The delightful explorer Madame Bishop sent me an 'oddity', a mini-version of a festival mask for Phi Ta Khon. It's quite a fearsome mask. Bit of rabbit, bit of hawk, bit of shark, a lot of unsettling. In the card, Madame Bishop notes that the shop had these displayed on Ken and Barbie dolls. Heh. I have no Barbies, but I do have the Masterchief, who has kindly volunteered to model.

I think he looks quite fetching.
There was also a bottle opener decorated with what look like Chinese opera masks. It is just as alarming to look at. I may never get to open a bottle of fun with it, because the opener will look at me every time I go to use it.

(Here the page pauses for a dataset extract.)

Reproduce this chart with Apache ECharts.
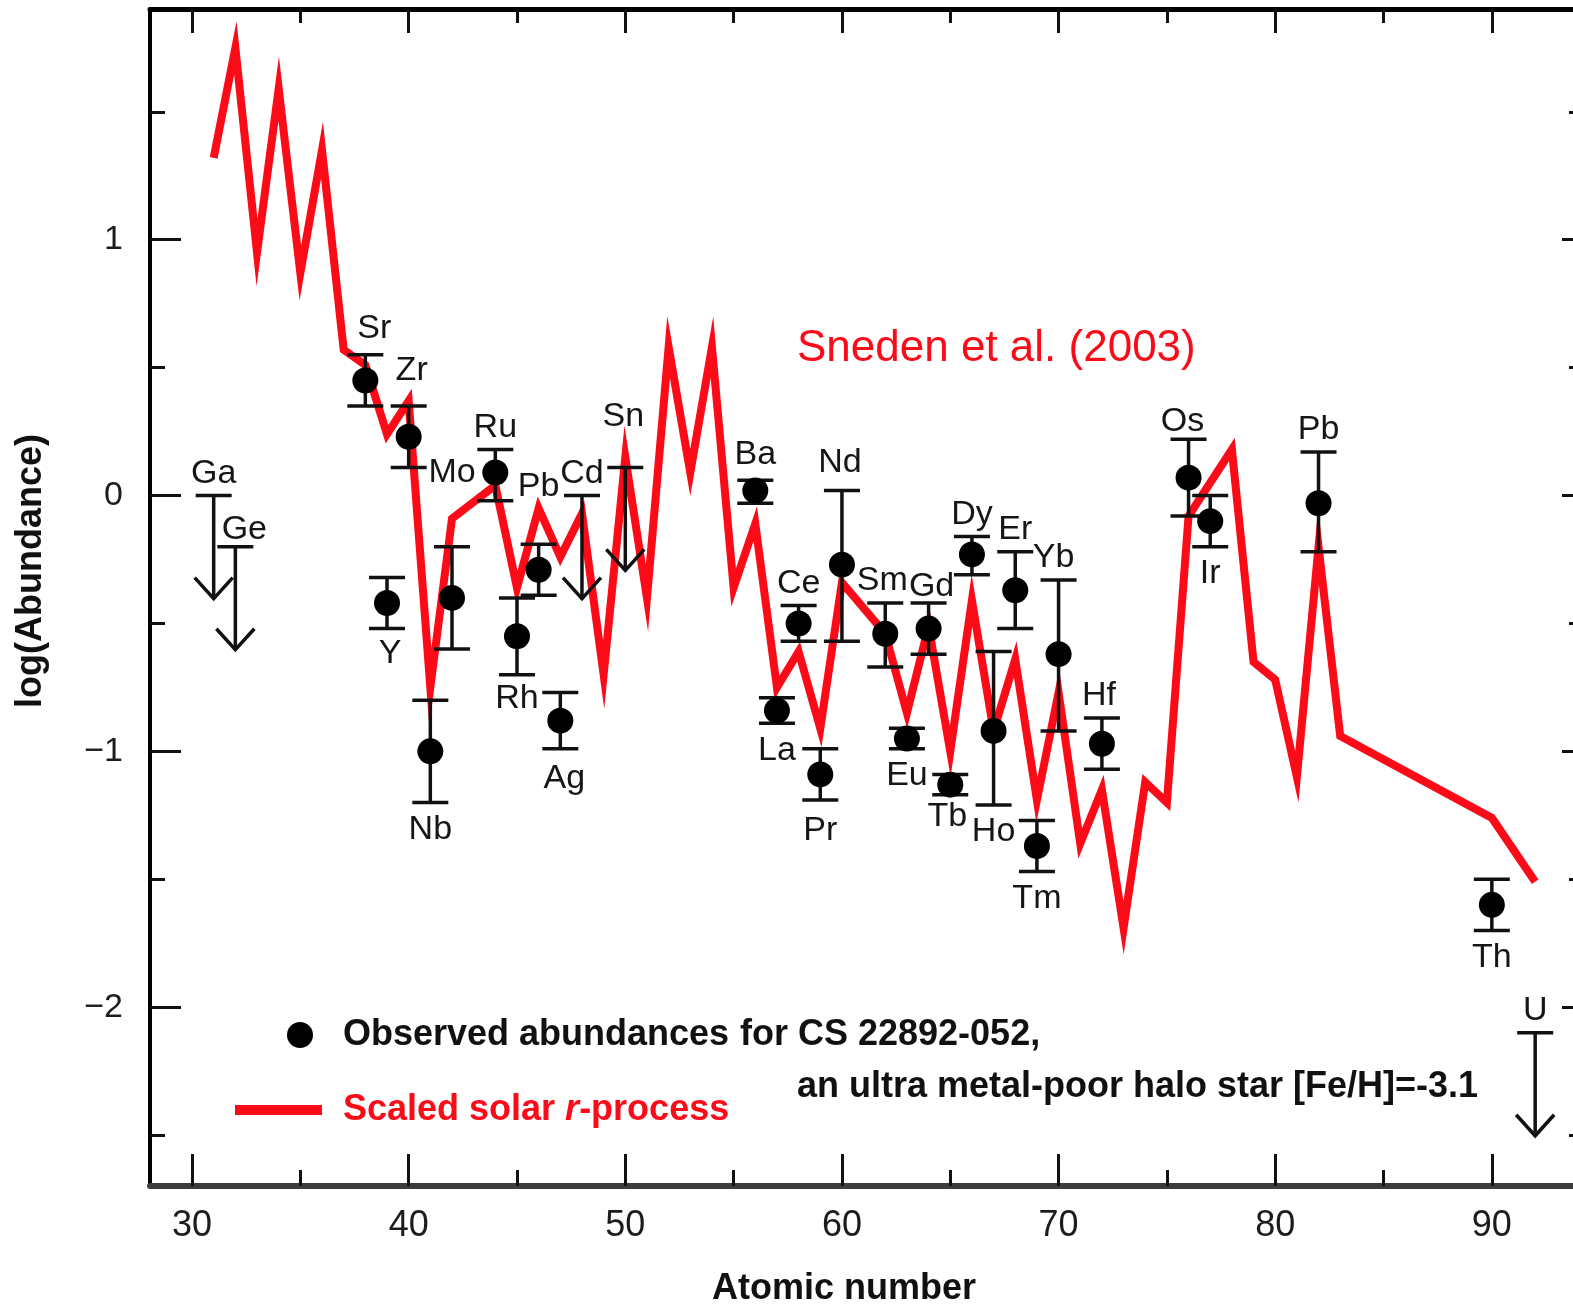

Second box contained an uncorrected proof of Jeff VanderMeer's Finch, which I had the honour of reading as manuscript
There was also a wrapped thingy, with a card taped to it. On the back of the envelope was a request to document my reaction. At which point I put everything down, didn't even open the card and went off to do all my chores. Sounded far too distracting.
Now I'm opening it...
Oh holy hell!
AHAHAAAAHAHAHAHAHAHAHAHAHAHAAA!!!
LOOK AT THIS
LOOK
AT
THIS
AAAAAAAAHHHHHHHH!!!!!
Waitwaitwaitwaitwait. Ages ago. Like, ages ago. I flippantly requested a capybara for my birthday. I wasn't really expecting a capybara, because Australia has strict quarantine laws, and I have nowhere for a capybara to live. But when requesting presents you're never going to receive, you might as well do it properly.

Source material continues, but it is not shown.